# Heat gun on shrink caps?



## English

Have any of you ever used a heat gun on your shrink caps? I've got an electric heat gun I was thinking about trying. (it's like a high temperature blow dryer) Usually use it to shrink sheathing on wiring harnesses.


----------



## cpfan

My brother and his best friend use a heat gun to apply shrinks. One had a lower wattage model (sorry don't remember the numbers) and it didn't work well. The higher wattage one did.

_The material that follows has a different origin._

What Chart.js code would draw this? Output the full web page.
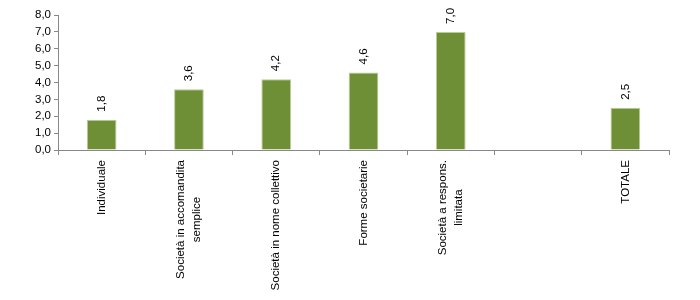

We use a pot of boiling water. Hold the shrink in place with a slotted wooden spoon. Dip, and done pretty quickly.

Steve


----------



## phantom

I use this tool.


----------



## MUMBA

*heat gun*

i use a heat gun all the time ive used it for years it works great it is allso
used for removing paint to it not bad at that to


----------



## English

Yeah, it works on bumper stickers too.. Guess I'll be trying it out. If it doesn't work for me I can always do the boiling water thing!


----------



## smurfe

I used to use the boiling water. Works fine but I kept burning my hands. I now use a heat embossing gun. It works pretty good. It is one similar to *THIS ONE*. The wire tool shown above with the boiling water works pretty good to. Your heat gun might work if it don't get too hot. I tried mine and it would instantly melt the shrink.

Smurfe


----------



## English

*Heat gun:UPDATE*

Just thought I'd let everyone know, the heat gun worked great. I was able to do several bottles at one time. Thanks for all the feed back folks.

Matt


----------



## HomerT

I did my first ones last night with just a hair-dryer. Seemed to work fine.

-Todd


----------



## joewino

I use a heat gun all the time.

You just have to be careful not the get the capsule too hot otherwise the capsule starts to melt and creates holes.

I use a fork to hold down the top of the capsule during the inital shrink, and then take the fork away to finish it up.

joe


----------



## al b

*heat gun*

I have used a wagner heat gun for over twelve years. The technique has become second nature. A combination of rotating of the bottle and distance from heat source is key. To avoid the foil on the top from sticking up after heating, i use my palm to hit the top of the bottle after each heating. I am used to it but it can be quite hot to some people, so use a cotton glove or even paper towel. Short of an expensive heat tunnel, this is quite affective.


----------



## Noontime

Well I think everyone pretty much covered it. I've used everything from a blow dryer, heat gun, and even a butane torch. The key is balancing how hot your heat source is with the appropriate distance from the shrink wrap.

I'm glad it worked out well for you.


----------